Films are strange things. The ‘object’ is merely a series of
images projected through light, and yet, once a film is first shown to an audience,
it has the potential to take on a life so much larger than its simple base
form. The phenomenological distance between what a film ‘is’ and the effect a
film ‘has’ is at once fascinating and baffling to me, and the more I study the
medium, the more complex, confusing, and amazing it becomes. A film can leave
us with an impossibly vast array of emotional and intellectual reactions,
ranging from sheer indifference to fiery passion. We can be transfixed by the
imagery, transported by the setting, and enraptured by the story, all to
extents so extreme that reality and fantasy can begin to blur. We can literally
fall in love with characters, devoting large swaths of time to watching and
rewatching an on-screen figure’s exploits, or following them through subsequent
films. A movie and all its component parts can uplift us on a bad day, bring us
down on a good day, and broaden our horizons more than should be possible by simply
sitting in a darkened room and looking at a screen. For what a film actually ‘is,’

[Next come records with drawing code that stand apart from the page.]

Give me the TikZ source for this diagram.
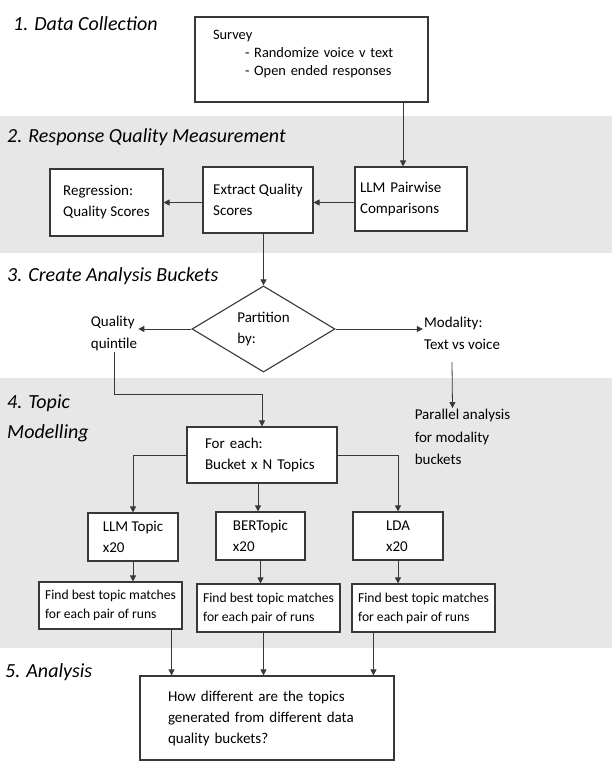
\documentclass[tikz,border=0pt]{standalone}
\usepackage{fontspec}
\setmainfont{Carlito}
\usepackage{tikz}
\usetikzlibrary{arrows.meta,positioning,calc,shapes.geometric}
\definecolor{bandc}{HTML}{E6E7E6}
\definecolor{linec}{HTML}{383838}
\tikzset{
  box/.style={draw=linec,line width=1.1pt,fill=white,inner ysep=0pt,inner xsep=0pt,
    align=left,font=\fontsize{15}{21}\selectfont},
  fbox/.style={box,font=\fontsize{13.6}{19}\selectfont},
  side/.style={inner sep=1pt,align=left,font=\fontsize{15}{22.5}\selectfont},
  ttl/.style={inner sep=0pt,align=left,font=\fontsize{20}{30}\selectfont\itshape},
  arr/.style={-{Triangle[length=6pt,width=6pt]},line width=0.8pt,draw=linec},
  band/.style={fill=bandc},
  % --- the partition diamond ---
  dia/.style={diamond,draw=linec,line width=1.1pt,fill=white,inner sep=0pt,
    minimum width=143pt,minimum height=68pt,align=left,font=\fontsize{15}{21}\selectfont},
}

\begin{document}
\begin{tikzpicture}[x=1pt,y=-1pt]
  \useasboundingbox (0,0) rectangle (612,762);
  \fill[band] (0,116) rectangle (612,253);
  \fill[band] (0,378) rectangle (612,648);
  % stage titles
  \node[ttl,anchor=base west] (t1) at (13,31) {1. Data Collection};
  \node[ttl,anchor=base west] (t2) at (7,143) {2. Response Quality Measurement};
  \node[ttl,anchor=base west] (t3) at (7,281) {3. Create Analysis Buckets};
  \node[ttl,anchor=north west] (t4) at (7,395) {4. Topic\\Modelling};
  \node[ttl,anchor=base west] (t5) at (5,677) {5. Analysis};
  % boxes
  \node[box,font=\fontsize{14.4}{18}\selectfont,inner xsep=18pt,text width=197pt,minimum height=85pt]
    (survey) at (311.5,59.5) {Survey\\\hspace*{32pt}- Randomize voice v text\\
    \hspace*{32pt}- Open ended responses\\[-11pt]\strut};
  \node[box,minimum width=113pt,minimum height=67pt] (reg) at (106.5,202.5) {Regression:\\Quality Scores};
  \node[box,minimum width=110pt,minimum height=66pt] (extract) at (258,200) {Extract Quality\\Scores};
  \node[box,inner xsep=5pt,text width=102pt,minimum height=64pt] (pairw) at (411,199) {LLM Pairwise\\Comparisons};
  \node[dia] (part) at (263.5,329) {Partition\\by:};
  \node[side] (qq) at (114,333.5) {Quality\\quintile};
  \node[side] (mod) at (462,333.5) {Modality:\\Text vs voice};
  \node[side] (par) at (462.5,437) {Parallel analysis\\for modality\\buckets};
  \node[box,inner xsep=18pt,text width=114pt,minimum height=56pt] (foreach) at (262,455) {For each:\\Bucket x N Topics};
  \node[box,minimum width=90pt,minimum height=48pt] (ltopic) at (133,537) {LLM Topic\\x20};
  \node[box,minimum width=89pt,minimum height=48pt] (bert) at (260.5,536) {BERTopic\\x20};
  \node[box,minimum width=90pt,minimum height=48pt] (lda) at (398,536) {LDA\\x20};
  \node[fbox,minimum width=143pt,minimum height=47pt] (find1) at (110.5,605.5) {Find best topic matches\\for each pair of runs};
  \node[fbox,minimum width=143pt,minimum height=48pt] (find2) at (268.5,608) {Find best topic matches\\for each pair of runs};
  \node[fbox,minimum width=143pt,minimum height=48pt] (find3) at (423.5,608) {Find best topic matches\\for each pair of runs};
  \node[box,inner xsep=28pt,text width=198pt,minimum height=84pt] (howdiff) at (267,718)
    {How different are the topics\\generated from different data\\quality buckets?};
  % connectors
  \draw[arr] ([xshift=-8pt]pairw.north |- survey.south) -- ([xshift=-8pt]pairw.north);
  \draw[arr] (pairw.west |- reg) -- (extract.east |- reg);
  \draw[arr] (extract.west |- reg) -- (reg.east);
  \draw[arr] (part.north |- extract.south) -- (part.north);
  \draw[arr] (part.west) -- (part.west -| qq.east);
  \draw[arr] (part.east) -- (part.east -| mod.west);
  \draw[arr] (qq.south) -- ++(0,42) -| (foreach.north);
  \draw[arr] ($(mod.south)+(-10,11)$) -- ($(par.north)+(-10,0)$);
  \draw[arr] (foreach.west) -| (ltopic.north);
  \draw[arr] (foreach.east) -| (lda.north);
  \draw[arr] ([xshift=-4pt]foreach.south) -- ([xshift=-4pt]foreach.south |- bert.north);
  \foreach \a/\b in {ltopic/find1,bert/find2,lda/find3}
    \draw[arr] (\a.south) -- (\a.south |- \b.north);
  \draw[arr] ([xshift=-11pt]find1.south east) -- ([xshift=-11pt]find1.south east |- howdiff.north);
  \draw[arr] ([xshift=-5pt]find2.south) -- ([xshift=-5pt]find2.south |- howdiff.north);
  \draw[arr] ([xshift=22pt]find3.south west) -- ([xshift=22pt]find3.south west |- howdiff.north);
\end{tikzpicture}
\end{document}
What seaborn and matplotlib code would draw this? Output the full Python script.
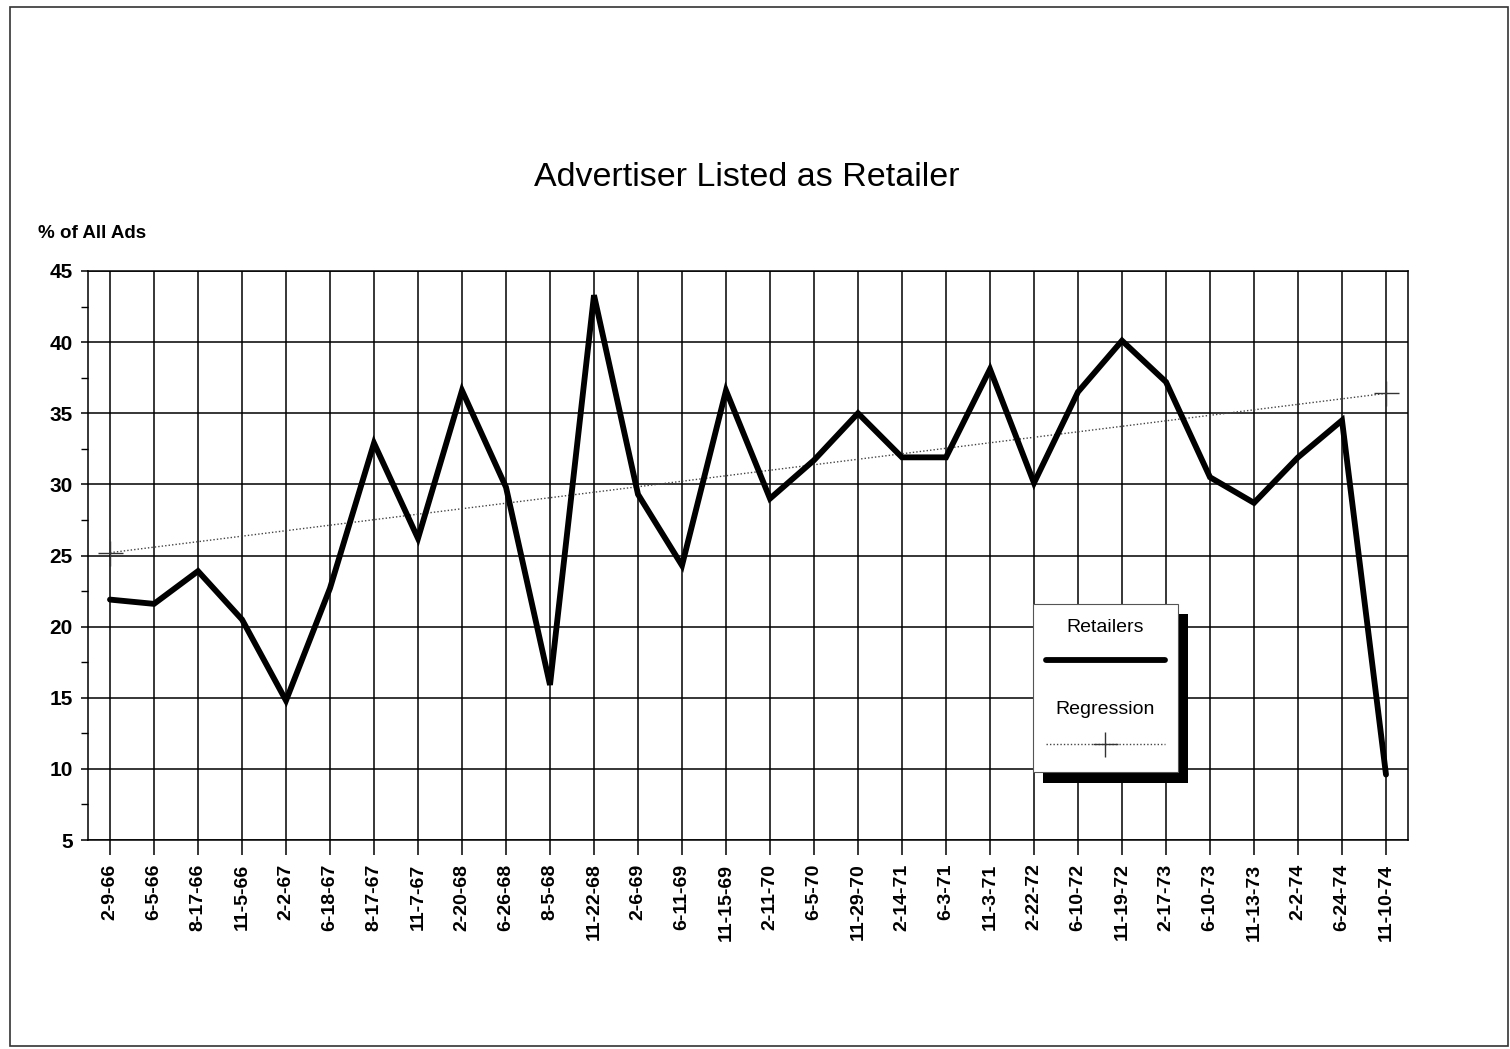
import numpy as np
import pandas as pd
import matplotlib
matplotlib.use("Agg")
import matplotlib.pyplot as plt
from matplotlib.lines import Line2D
from matplotlib.patches import Rectangle
from matplotlib.ticker import MultipleLocator
import seaborn as sns

# Issue dates of the sampled magazines
dates = ["2-9-66", "6-5-66", "8-17-66", "11-5-66", "2-2-67", "6-18-67", "8-17-67",
         "11-7-67", "2-20-68", "6-26-68", "8-5-68", "11-22-68", "2-6-69", "6-11-69",
         "11-15-69", "2-11-70", "6-5-70", "11-29-70", "2-14-71", "6-3-71", "11-3-71",
         "2-22-72", "6-10-72", "11-19-72", "2-17-73", "6-10-73", "11-13-73", "2-2-74",
         "6-24-74", "11-10-74"]

# Share of all ads whose advertiser is a retailer (%)
retailers = [21.9, 21.6, 23.9, 20.5, 14.8, 22.7, 32.9, 26.2, 36.6, 29.8, 15.9, 43.3,
             29.3, 24.3, 36.6, 29.0, 31.7, 35.0, 31.9, 31.9, 38.1, 30.1, 36.5, 40.1,
             37.2, 30.5, 28.7, 31.9, 34.5, 9.6]

# Regression trend line end values (first and last issue)
regression_dates = ["2-9-66", "11-10-74"]
regression_values = [25.2, 36.4]

sns.set_theme(style="white")
plt.rcParams["font.family"] = ["Liberation Sans", "DejaVu Sans"]

pos = {d: i for i, d in enumerate(dates)}
df = pd.DataFrame({"pos": [pos[d] for d in dates], "pct": retailers})
reg = pd.DataFrame({"pos": [pos[d] for d in regression_dates], "pct": regression_values})

fig = plt.figure(figsize=(15.1, 10.49), dpi=100)
ax = fig.add_axes([88 / 1510, 1 - 840 / 1049, 1320 / 1510, 569 / 1049])

sns.lineplot(data=reg, x="pos", y="pct", ax=ax, color="#444444", linewidth=1.0,
             linestyle=(0, (1, 1.5)), marker="+", markersize=18, markeredgewidth=1.0,
             markeredgecolor="#333333", zorder=3)
sns.lineplot(data=df, x="pos", y="pct", ax=ax, color="black", linewidth=4.2,
             solid_joinstyle="miter", zorder=4)

ax.set_xlim(-0.5, len(dates) - 0.5)
ax.set_ylim(5, 45)
ax.set_xticks(range(len(dates)))
ax.set_xticklabels(dates, rotation=90, fontsize=14, fontweight="bold")
ax.yaxis.set_major_locator(MultipleLocator(5))
ax.yaxis.set_minor_locator(MultipleLocator(2.5))
for lab in ax.get_yticklabels():
    lab.set_fontsize(15)
    lab.set_fontweight("bold")
ax.set_xlabel("")
ax.set_ylabel("")

ax.grid(True, which="major", axis="both", color="black", linewidth=1.1)
ax.set_axisbelow(True)
for sp in ax.spines.values():
    sp.set_color("black")
    sp.set_linewidth(1.1)
ax.tick_params(axis="x", which="major", bottom=True, length=11, width=1.1,
               color="black", pad=6, labelcolor="black")
ax.tick_params(axis="y", which="major", left=True, length=5, width=1.1,
               color="black", pad=6, labelcolor="black")
ax.tick_params(axis="y", which="minor", left=True, length=5, width=1.0, color="black")

fig.text(747 / 1510, 1 - 178 / 1049, "Advertiser Listed as Retailer", ha="center",
         va="center", fontsize=24.5, color="black")
fig.text(38 / 1510, 1 - 233 / 1049, "% of All Ads", ha="left", va="center",
         fontsize=13.5, fontweight="bold", color="black")

# Legend panel with drop shadow
def fx(x):
    return x / 1510

def fy(y):
    return 1 - y / 1049

fig.add_artist(Rectangle((fx(1043), fy(783)), fx(1188) - fx(1043), fy(614) - fy(783),
                         transform=fig.transFigure, facecolor="black", edgecolor="none",
                         zorder=10))
fig.add_artist(Rectangle((fx(1033), fy(772)), fx(1178) - fx(1033), fy(604) - fy(772),
                         transform=fig.transFigure, facecolor="white", edgecolor="#555555",
                         linewidth=0.8, zorder=11))
fig.text(fx(1105), fy(628), "Retailers", ha="center", va="center", fontsize=14,
         color="black", zorder=12)
fig.add_artist(Line2D([fx(1046), fx(1165)], [fy(660), fy(660)], transform=fig.transFigure,
                      color="black", linewidth=4.2, solid_capstyle="round", zorder=12))
fig.text(fx(1105), fy(710), "Regression", ha="center", va="center", fontsize=14,
         color="black", zorder=12)
fig.add_artist(Line2D([fx(1046), fx(1165)], [fy(744), fy(744)], transform=fig.transFigure,
                      color="#444444", linewidth=1.0, linestyle=(0, (1, 1.5)), zorder=12))
fig.add_artist(Line2D([fx(1105)], [fy(744)], transform=fig.transFigure, marker="+",
                      markersize=18, markeredgewidth=1.0, color="#333333",
                      linestyle="none", zorder=13))

# Outer page frame
fig.add_artist(Rectangle((fx(10), fy(1046)), fx(1508) - fx(10), fy(7) - fy(1046),
                         transform=fig.transFigure, facecolor="none", edgecolor="#333333",
                         linewidth=1.2, zorder=0))

fig.savefig("out.png", dpi=100, facecolor="white")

the sway movies can hold over our lives is extraordinary. There is something
beautiful about that, a wonder inherent in the power of cinema that drives many
of us to devote our lives to studying it. Yet cinema’s power is so immense and
unknowable that there is also something equally frightening about it, a terror
that comes from the possibility of losing oneself in the fantasy. In this way,
perhaps cinema is inherently sublime, existing at an intoxicating intersection
between the wondrous and the terrifying, the immediate and the unknowable,
where the only response upon arriving is to follow the sensation further, no
matter where it might lead.
David and Nathan Zellner’s Kumiko, the Treasure Hunter is about a character lost within this
intersection – and, by extension, about all of us who derive pleasure from
surrendering to the allure of cinema. The film’s title character, Kumiko, is a
29-year-old office worker in Tokyo, as dissatisfied with life and detached from
her surroundings as it is possible to be. As played by Rinko Kikuchi in one of
the most fully-realized performances of 2014, Kumiko looks physically
uncomfortable merely existing in the world, her frustrated antipathy for nearly
everything around her simmering just beneath the surface at all times. Coiled,
introverted, and seemingly incapable of making eye contact with another human
being, Kumiko looks as if she just wants to shed her skin and flee, leaving all
parts of herself and her setting behind. The only time she seems content to
exist on this earth, let alone feel comfortable, is when she is alone in her
apartment at night, sitting right up close to the TV and watching an old,
battered VHS tape of Joel and Ethan Coen’s Fargo.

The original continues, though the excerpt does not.